>> Start Raw data

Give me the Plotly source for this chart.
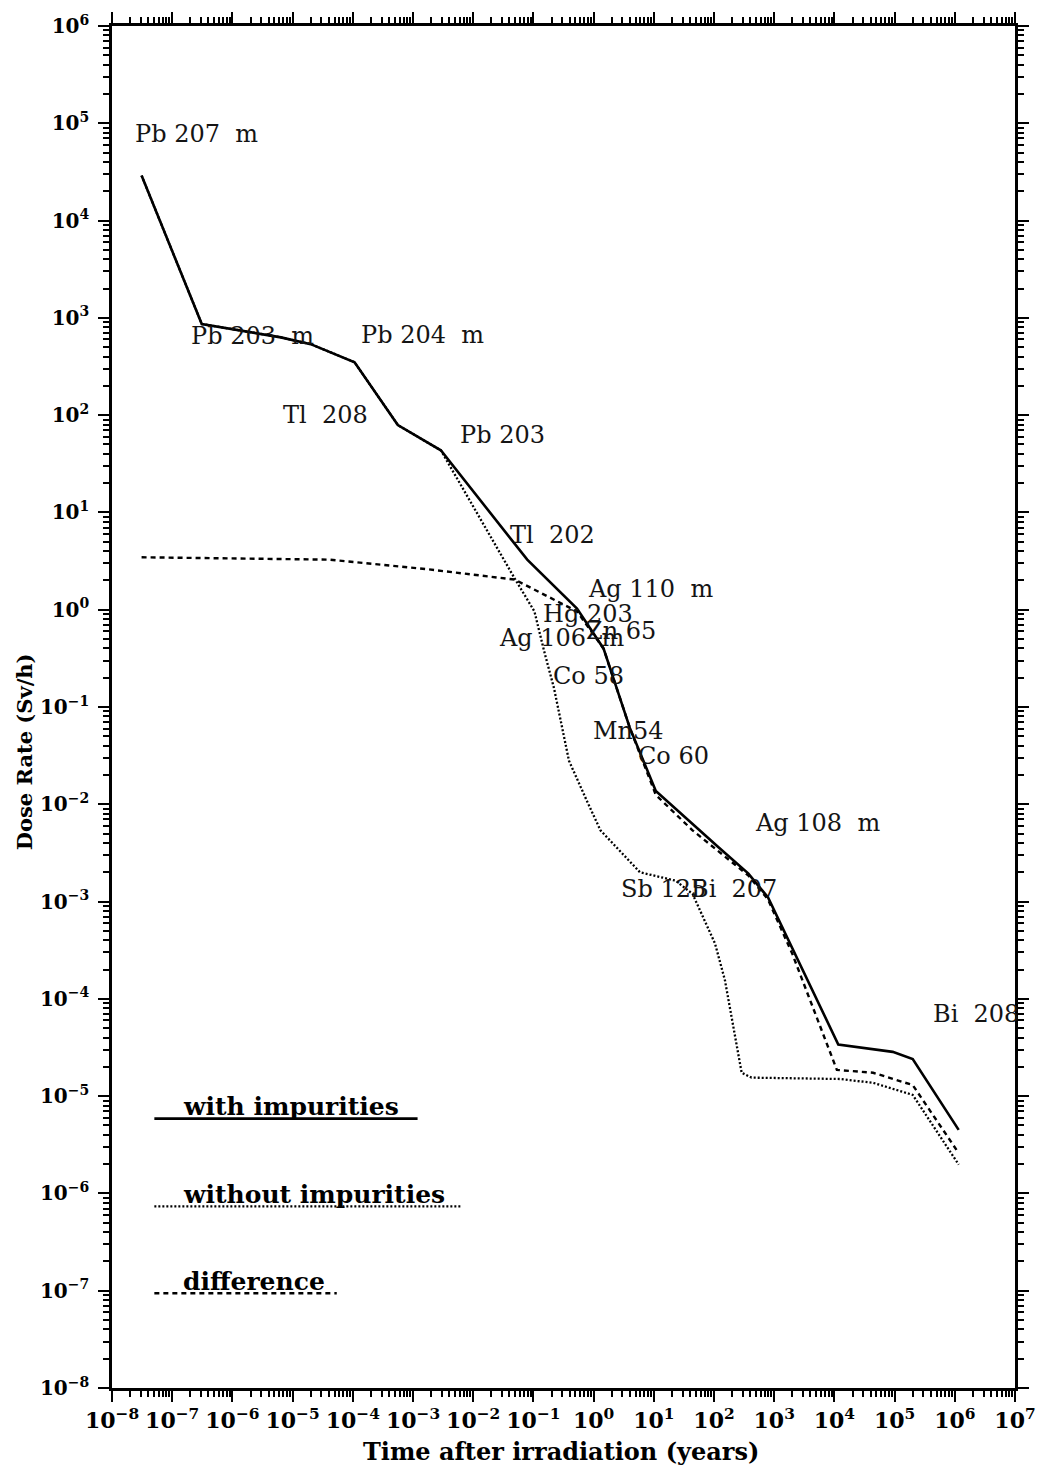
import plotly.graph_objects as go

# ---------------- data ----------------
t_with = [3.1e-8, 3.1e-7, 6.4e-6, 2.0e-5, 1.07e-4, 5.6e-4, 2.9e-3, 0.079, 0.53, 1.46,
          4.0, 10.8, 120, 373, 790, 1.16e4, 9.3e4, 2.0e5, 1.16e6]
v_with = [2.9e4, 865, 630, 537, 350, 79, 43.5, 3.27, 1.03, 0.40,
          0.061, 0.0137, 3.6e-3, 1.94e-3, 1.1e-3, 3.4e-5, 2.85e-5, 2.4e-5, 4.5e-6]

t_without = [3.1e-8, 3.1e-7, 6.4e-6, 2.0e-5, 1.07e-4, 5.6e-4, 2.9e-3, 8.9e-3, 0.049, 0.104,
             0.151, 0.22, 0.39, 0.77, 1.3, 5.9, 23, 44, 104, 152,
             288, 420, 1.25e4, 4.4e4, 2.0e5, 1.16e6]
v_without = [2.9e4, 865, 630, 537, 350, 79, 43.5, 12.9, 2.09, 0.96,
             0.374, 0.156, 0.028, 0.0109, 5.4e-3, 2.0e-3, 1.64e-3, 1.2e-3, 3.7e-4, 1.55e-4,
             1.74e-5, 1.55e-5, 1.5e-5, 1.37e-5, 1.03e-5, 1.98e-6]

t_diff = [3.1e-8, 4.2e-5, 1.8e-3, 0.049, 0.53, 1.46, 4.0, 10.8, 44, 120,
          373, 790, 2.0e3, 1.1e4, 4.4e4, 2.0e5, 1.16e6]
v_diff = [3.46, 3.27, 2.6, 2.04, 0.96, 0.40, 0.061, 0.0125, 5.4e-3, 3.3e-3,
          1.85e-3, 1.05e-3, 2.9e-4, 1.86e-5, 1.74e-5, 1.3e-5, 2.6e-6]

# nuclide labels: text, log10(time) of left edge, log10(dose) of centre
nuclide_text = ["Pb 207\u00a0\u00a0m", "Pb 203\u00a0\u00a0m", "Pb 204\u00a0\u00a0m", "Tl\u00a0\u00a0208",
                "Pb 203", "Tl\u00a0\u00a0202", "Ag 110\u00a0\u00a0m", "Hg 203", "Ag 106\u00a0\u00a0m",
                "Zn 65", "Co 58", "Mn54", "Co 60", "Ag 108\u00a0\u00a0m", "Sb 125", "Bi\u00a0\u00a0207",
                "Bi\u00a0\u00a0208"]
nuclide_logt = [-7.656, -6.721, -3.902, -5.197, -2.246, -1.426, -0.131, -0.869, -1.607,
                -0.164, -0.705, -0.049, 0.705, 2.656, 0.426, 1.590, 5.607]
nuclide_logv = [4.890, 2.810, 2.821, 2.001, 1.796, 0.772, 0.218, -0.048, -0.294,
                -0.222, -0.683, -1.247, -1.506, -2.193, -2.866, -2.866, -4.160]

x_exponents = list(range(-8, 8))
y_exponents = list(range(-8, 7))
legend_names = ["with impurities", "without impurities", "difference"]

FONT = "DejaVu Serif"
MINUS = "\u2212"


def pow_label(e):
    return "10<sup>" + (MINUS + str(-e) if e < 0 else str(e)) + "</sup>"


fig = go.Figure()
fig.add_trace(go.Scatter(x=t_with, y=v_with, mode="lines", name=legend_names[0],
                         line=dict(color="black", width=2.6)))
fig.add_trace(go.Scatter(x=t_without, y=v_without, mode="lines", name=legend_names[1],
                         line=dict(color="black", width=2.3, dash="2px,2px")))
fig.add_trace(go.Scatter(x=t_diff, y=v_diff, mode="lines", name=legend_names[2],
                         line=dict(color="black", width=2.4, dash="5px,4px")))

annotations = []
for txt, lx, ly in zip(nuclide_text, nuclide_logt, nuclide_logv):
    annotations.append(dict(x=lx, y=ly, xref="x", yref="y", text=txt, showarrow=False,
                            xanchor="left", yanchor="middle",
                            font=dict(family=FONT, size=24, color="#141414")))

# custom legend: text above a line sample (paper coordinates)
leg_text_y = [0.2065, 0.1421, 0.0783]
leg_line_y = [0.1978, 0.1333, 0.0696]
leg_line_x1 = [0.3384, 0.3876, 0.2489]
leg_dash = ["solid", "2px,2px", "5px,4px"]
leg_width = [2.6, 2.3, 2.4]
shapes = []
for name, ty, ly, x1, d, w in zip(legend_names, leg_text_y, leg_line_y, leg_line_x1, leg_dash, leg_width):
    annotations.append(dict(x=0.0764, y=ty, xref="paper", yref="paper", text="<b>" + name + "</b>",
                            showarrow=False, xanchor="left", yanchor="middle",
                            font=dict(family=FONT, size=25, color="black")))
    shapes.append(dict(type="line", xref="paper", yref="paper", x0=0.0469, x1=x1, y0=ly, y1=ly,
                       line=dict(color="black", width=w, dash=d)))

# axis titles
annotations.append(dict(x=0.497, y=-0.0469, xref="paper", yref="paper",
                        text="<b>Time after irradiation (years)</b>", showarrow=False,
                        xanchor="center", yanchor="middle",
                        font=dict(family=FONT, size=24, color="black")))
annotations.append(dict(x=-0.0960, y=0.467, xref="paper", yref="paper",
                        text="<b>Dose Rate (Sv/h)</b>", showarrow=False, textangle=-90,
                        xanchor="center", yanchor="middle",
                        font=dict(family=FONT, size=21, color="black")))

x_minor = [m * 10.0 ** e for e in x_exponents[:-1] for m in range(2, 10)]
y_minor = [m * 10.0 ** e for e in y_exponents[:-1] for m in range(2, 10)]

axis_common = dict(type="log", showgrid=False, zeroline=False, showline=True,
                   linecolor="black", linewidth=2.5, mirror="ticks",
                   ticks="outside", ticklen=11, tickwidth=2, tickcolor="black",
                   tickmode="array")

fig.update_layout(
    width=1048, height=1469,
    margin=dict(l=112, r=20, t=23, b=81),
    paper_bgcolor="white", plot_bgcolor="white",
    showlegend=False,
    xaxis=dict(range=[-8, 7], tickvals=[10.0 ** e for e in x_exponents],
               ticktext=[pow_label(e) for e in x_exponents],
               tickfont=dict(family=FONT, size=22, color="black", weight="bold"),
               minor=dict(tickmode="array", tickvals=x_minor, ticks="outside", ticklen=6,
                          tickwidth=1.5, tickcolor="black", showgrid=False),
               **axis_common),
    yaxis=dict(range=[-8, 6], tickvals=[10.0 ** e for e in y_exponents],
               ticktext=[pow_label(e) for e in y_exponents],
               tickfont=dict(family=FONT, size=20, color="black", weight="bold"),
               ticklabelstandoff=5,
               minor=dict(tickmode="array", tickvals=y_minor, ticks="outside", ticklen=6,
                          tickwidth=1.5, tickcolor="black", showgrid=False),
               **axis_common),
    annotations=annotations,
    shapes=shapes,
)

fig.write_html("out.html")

>> End Raw data

Write out the listing above again, exactly, but with no pictures in the copy.

Give me the Plotly source for this chart.
import plotly.graph_objects as go

# ---------------- data ----------------
t_with = [3.1e-8, 3.1e-7, 6.4e-6, 2.0e-5, 1.07e-4, 5.6e-4, 2.9e-3, 0.079, 0.53, 1.46,
          4.0, 10.8, 120, 373, 790, 1.16e4, 9.3e4, 2.0e5, 1.16e6]
v_with = [2.9e4, 865, 630, 537, 350, 79, 43.5, 3.27, 1.03, 0.40,
          0.061, 0.0137, 3.6e-3, 1.94e-3, 1.1e-3, 3.4e-5, 2.85e-5, 2.4e-5, 4.5e-6]

t_without = [3.1e-8, 3.1e-7, 6.4e-6, 2.0e-5, 1.07e-4, 5.6e-4, 2.9e-3, 8.9e-3, 0.049, 0.104,
             0.151, 0.22, 0.39, 0.77, 1.3, 5.9, 23, 44, 104, 152,
             288, 420, 1.25e4, 4.4e4, 2.0e5, 1.16e6]
v_without = [2.9e4, 865, 630, 537, 350, 79, 43.5, 12.9, 2.09, 0.96,
             0.374, 0.156, 0.028, 0.0109, 5.4e-3, 2.0e-3, 1.64e-3, 1.2e-3, 3.7e-4, 1.55e-4,
             1.74e-5, 1.55e-5, 1.5e-5, 1.37e-5, 1.03e-5, 1.98e-6]

t_diff = [3.1e-8, 4.2e-5, 1.8e-3, 0.049, 0.53, 1.46, 4.0, 10.8, 44, 120,
          373, 790, 2.0e3, 1.1e4, 4.4e4, 2.0e5, 1.16e6]
v_diff = [3.46, 3.27, 2.6, 2.04, 0.96, 0.40, 0.061, 0.0125, 5.4e-3, 3.3e-3,
          1.85e-3, 1.05e-3, 2.9e-4, 1.86e-5, 1.74e-5, 1.3e-5, 2.6e-6]

# nuclide labels: text, log10(time) of left edge, log10(dose) of centre
nuclide_text = ["Pb 207\u00a0\u00a0m", "Pb 203\u00a0\u00a0m", "Pb 204\u00a0\u00a0m", "Tl\u00a0\u00a0208",
                "Pb 203", "Tl\u00a0\u00a0202", "Ag 110\u00a0\u00a0m", "Hg 203", "Ag 106\u00a0\u00a0m",
                "Zn 65", "Co 58", "Mn54", "Co 60", "Ag 108\u00a0\u00a0m", "Sb 125", "Bi\u00a0\u00a0207",
                "Bi\u00a0\u00a0208"]
nuclide_logt = [-7.656, -6.721, -3.902, -5.197, -2.246, -1.426, -0.131, -0.869, -1.607,
                -0.164, -0.705, -0.049, 0.705, 2.656, 0.426, 1.590, 5.607]
nuclide_logv = [4.890, 2.810, 2.821, 2.001, 1.796, 0.772, 0.218, -0.048, -0.294,
                -0.222, -0.683, -1.247, -1.506, -2.193, -2.866, -2.866, -4.160]

x_exponents = list(range(-8, 8))
y_exponents = list(range(-8, 7))
legend_names = ["with impurities", "without impurities", "difference"]

FONT = "DejaVu Serif"
MINUS = "\u2212"


def pow_label(e):
    return "10<sup>" + (MINUS + str(-e) if e < 0 else str(e)) + "</sup>"


fig = go.Figure()
fig.add_trace(go.Scatter(x=t_with, y=v_with, mode="lines", name=legend_names[0],
                         line=dict(color="black", width=2.6)))
fig.add_trace(go.Scatter(x=t_without, y=v_without, mode="lines", name=legend_names[1],
                         line=dict(color="black", width=2.3, dash="2px,2px")))
fig.add_trace(go.Scatter(x=t_diff, y=v_diff, mode="lines", name=legend_names[2],
                         line=dict(color="black", width=2.4, dash="5px,4px")))

annotations = []
for txt, lx, ly in zip(nuclide_text, nuclide_logt, nuclide_logv):
    annotations.append(dict(x=lx, y=ly, xref="x", yref="y", text=txt, showarrow=False,
                            xanchor="left", yanchor="middle",
                            font=dict(family=FONT, size=24, color="#141414")))

# custom legend: text above a line sample (paper coordinates)
leg_text_y = [0.2065, 0.1421, 0.0783]
leg_line_y = [0.1978, 0.1333, 0.0696]
leg_line_x1 = [0.3384, 0.3876, 0.2489]
leg_dash = ["solid", "2px,2px", "5px,4px"]
leg_width = [2.6, 2.3, 2.4]
shapes = []
for name, ty, ly, x1, d, w in zip(legend_names, leg_text_y, leg_line_y, leg_line_x1, leg_dash, leg_width):
    annotations.append(dict(x=0.0764, y=ty, xref="paper", yref="paper", text="<b>" + name + "</b>",
                            showarrow=False, xanchor="left", yanchor="middle",
                            font=dict(family=FONT, size=25, color="black")))
    shapes.append(dict(type="line", xref="paper", yref="paper", x0=0.0469, x1=x1, y0=ly, y1=ly,
                       line=dict(color="black", width=w, dash=d)))

# axis titles
annotations.append(dict(x=0.497, y=-0.0469, xref="paper", yref="paper",
                        text="<b>Time after irradiation (years)</b>", showarrow=False,
                        xanchor="center", yanchor="middle",
                        font=dict(family=FONT, size=24, color="black")))
annotations.append(dict(x=-0.0960, y=0.467, xref="paper", yref="paper",
                        text="<b>Dose Rate (Sv/h)</b>", showarrow=False, textangle=-90,
                        xanchor="center", yanchor="middle",
                        font=dict(family=FONT, size=21, color="black")))

x_minor = [m * 10.0 ** e for e in x_exponents[:-1] for m in range(2, 10)]
y_minor = [m * 10.0 ** e for e in y_exponents[:-1] for m in range(2, 10)]

axis_common = dict(type="log", showgrid=False, zeroline=False, showline=True,
                   linecolor="black", linewidth=2.5, mirror="ticks",
                   ticks="outside", ticklen=11, tickwidth=2, tickcolor="black",
                   tickmode="array")

fig.update_layout(
    width=1048, height=1469,
    margin=dict(l=112, r=20, t=23, b=81),
    paper_bgcolor="white", plot_bgcolor="white",
    showlegend=False,
    xaxis=dict(range=[-8, 7], tickvals=[10.0 ** e for e in x_exponents],
               ticktext=[pow_label(e) for e in x_exponents],
               tickfont=dict(family=FONT, size=22, color="black", weight="bold"),
               minor=dict(tickmode="array", tickvals=x_minor, ticks="outside", ticklen=6,
                          tickwidth=1.5, tickcolor="black", showgrid=False),
               **axis_common),
    yaxis=dict(range=[-8, 6], tickvals=[10.0 ** e for e in y_exponents],
               ticktext=[pow_label(e) for e in y_exponents],
               tickfont=dict(family=FONT, size=20, color="black", weight="bold"),
               ticklabelstandoff=5,
               minor=dict(tickmode="array", tickvals=y_minor, ticks="outside", ticklen=6,
                          tickwidth=1.5, tickcolor="black", showgrid=False),
               **axis_common),
    annotations=annotations,
    shapes=shapes,
)

fig.write_html("out.html")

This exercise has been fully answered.